Information given:
● ● ●
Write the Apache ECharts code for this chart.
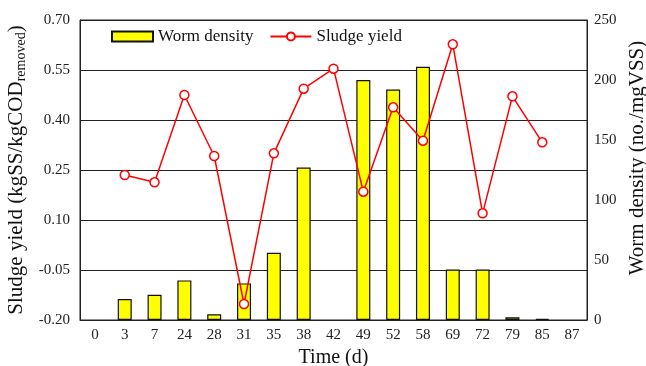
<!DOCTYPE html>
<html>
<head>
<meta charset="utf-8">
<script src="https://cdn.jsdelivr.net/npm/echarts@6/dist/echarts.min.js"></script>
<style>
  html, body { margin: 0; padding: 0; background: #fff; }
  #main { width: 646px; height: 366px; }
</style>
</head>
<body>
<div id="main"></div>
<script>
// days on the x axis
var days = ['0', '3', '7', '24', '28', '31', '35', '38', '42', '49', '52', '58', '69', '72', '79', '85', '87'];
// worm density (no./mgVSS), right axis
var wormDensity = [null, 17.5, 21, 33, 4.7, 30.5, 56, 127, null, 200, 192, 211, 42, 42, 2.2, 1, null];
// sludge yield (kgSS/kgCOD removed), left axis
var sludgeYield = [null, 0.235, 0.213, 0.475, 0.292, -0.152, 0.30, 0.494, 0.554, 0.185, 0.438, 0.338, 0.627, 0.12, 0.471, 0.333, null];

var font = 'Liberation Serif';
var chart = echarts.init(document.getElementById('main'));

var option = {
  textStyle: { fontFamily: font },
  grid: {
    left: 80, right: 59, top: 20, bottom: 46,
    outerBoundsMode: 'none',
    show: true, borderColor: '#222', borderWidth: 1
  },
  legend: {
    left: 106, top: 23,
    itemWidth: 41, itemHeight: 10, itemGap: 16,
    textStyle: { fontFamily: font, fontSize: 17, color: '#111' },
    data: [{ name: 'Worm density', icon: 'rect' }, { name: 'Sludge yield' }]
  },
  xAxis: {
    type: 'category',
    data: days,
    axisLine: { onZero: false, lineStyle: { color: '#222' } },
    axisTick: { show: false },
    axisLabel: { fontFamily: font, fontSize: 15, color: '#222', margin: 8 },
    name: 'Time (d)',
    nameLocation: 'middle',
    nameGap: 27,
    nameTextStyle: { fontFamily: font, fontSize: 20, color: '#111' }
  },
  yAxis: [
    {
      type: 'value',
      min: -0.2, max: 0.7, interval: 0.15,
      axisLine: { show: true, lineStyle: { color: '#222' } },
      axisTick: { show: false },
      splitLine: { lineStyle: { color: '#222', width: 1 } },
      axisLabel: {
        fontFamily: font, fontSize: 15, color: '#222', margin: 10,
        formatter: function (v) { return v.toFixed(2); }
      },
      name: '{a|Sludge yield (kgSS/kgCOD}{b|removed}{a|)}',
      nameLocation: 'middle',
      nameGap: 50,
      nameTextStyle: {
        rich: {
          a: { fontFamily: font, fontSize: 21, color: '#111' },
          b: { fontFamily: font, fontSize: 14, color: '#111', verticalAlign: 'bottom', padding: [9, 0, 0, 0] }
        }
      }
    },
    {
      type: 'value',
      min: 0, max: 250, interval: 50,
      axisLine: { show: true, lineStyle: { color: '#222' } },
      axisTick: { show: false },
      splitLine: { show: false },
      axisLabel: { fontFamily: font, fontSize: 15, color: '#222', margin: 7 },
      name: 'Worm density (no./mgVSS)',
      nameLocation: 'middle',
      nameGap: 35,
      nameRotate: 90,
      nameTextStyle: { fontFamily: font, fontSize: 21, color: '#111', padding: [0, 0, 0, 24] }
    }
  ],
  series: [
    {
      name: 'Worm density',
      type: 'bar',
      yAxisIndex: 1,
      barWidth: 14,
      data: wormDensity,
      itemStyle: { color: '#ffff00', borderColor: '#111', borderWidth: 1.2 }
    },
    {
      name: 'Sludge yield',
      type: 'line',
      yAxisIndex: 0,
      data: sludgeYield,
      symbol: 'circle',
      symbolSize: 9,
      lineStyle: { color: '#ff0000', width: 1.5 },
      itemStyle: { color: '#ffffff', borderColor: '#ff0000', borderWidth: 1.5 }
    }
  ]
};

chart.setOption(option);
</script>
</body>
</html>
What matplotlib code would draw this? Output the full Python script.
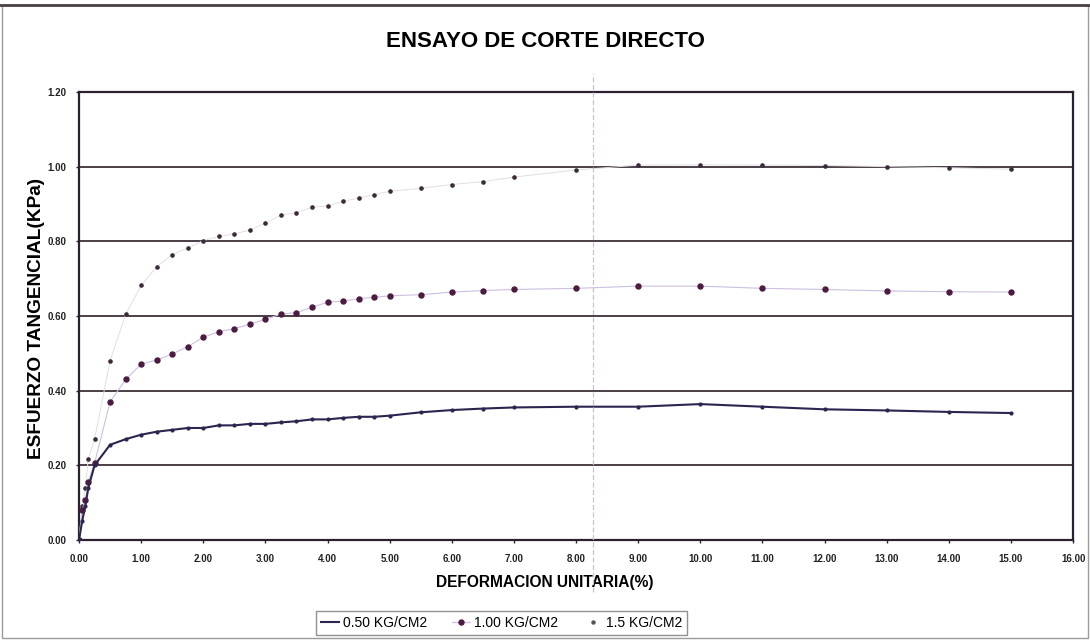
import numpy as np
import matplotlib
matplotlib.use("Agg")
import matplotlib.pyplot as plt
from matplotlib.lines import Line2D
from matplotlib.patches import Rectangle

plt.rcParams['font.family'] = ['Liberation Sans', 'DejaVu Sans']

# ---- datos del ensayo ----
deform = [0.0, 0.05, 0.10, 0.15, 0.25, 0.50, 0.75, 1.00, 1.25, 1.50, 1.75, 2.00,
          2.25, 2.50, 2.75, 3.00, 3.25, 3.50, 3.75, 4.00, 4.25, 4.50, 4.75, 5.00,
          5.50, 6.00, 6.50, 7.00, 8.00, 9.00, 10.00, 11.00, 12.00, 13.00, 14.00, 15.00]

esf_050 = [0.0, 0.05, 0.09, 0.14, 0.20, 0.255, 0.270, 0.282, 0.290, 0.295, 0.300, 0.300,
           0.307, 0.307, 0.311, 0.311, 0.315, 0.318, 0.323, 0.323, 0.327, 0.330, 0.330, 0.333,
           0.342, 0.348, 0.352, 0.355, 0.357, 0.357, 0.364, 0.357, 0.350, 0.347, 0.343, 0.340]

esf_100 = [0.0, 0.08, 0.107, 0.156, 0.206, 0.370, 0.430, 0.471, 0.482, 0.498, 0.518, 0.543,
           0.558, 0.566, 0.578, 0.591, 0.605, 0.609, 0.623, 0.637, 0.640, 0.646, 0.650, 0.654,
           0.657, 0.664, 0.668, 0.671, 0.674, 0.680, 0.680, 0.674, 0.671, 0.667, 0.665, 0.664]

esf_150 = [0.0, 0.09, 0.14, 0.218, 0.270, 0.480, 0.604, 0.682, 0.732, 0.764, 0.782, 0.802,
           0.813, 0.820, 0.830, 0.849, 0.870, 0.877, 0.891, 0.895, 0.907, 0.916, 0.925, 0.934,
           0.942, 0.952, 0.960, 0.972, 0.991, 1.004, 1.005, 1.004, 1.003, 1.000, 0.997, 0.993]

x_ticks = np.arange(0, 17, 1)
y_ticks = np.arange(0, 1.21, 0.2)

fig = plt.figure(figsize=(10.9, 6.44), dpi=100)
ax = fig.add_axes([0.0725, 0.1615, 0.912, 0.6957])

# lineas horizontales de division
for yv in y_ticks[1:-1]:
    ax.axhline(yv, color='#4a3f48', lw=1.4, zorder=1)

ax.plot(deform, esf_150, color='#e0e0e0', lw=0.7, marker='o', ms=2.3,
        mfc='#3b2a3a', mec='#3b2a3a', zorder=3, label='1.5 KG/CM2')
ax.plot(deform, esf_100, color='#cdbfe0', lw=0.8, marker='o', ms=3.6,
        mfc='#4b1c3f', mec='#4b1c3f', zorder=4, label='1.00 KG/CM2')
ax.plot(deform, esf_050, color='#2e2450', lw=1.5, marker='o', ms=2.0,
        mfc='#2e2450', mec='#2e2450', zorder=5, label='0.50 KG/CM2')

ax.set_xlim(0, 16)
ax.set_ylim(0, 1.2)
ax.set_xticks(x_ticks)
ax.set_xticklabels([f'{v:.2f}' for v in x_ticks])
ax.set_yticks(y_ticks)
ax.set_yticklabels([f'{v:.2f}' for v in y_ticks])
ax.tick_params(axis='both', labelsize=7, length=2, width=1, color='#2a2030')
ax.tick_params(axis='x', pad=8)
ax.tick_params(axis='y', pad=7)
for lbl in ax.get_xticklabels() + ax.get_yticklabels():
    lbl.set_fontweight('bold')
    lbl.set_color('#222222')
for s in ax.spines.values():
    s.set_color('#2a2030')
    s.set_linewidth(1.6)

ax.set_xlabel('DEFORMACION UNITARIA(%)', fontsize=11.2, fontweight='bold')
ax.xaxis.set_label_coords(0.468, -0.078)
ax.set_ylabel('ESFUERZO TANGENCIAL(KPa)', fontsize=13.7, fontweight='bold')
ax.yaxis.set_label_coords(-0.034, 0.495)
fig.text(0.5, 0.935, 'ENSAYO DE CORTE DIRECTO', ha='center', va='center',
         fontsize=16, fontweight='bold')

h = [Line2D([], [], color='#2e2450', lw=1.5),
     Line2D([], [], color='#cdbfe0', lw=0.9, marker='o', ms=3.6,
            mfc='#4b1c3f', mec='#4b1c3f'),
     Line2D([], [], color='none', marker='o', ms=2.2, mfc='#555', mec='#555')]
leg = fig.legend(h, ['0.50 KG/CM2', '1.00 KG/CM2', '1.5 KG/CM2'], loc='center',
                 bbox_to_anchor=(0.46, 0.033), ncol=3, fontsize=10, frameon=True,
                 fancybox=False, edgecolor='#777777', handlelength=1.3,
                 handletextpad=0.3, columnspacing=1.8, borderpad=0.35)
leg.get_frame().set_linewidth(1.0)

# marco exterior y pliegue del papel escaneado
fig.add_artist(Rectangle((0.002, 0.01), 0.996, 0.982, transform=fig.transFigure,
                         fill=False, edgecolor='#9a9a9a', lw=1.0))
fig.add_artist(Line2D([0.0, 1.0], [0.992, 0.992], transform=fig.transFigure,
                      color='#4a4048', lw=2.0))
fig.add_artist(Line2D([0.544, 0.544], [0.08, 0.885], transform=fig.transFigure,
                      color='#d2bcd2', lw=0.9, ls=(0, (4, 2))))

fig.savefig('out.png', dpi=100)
● ● ●
Task to carry out: Check each line in the records for the word "matplotlib" and say how many have it, with nothing else.

Task solution: 6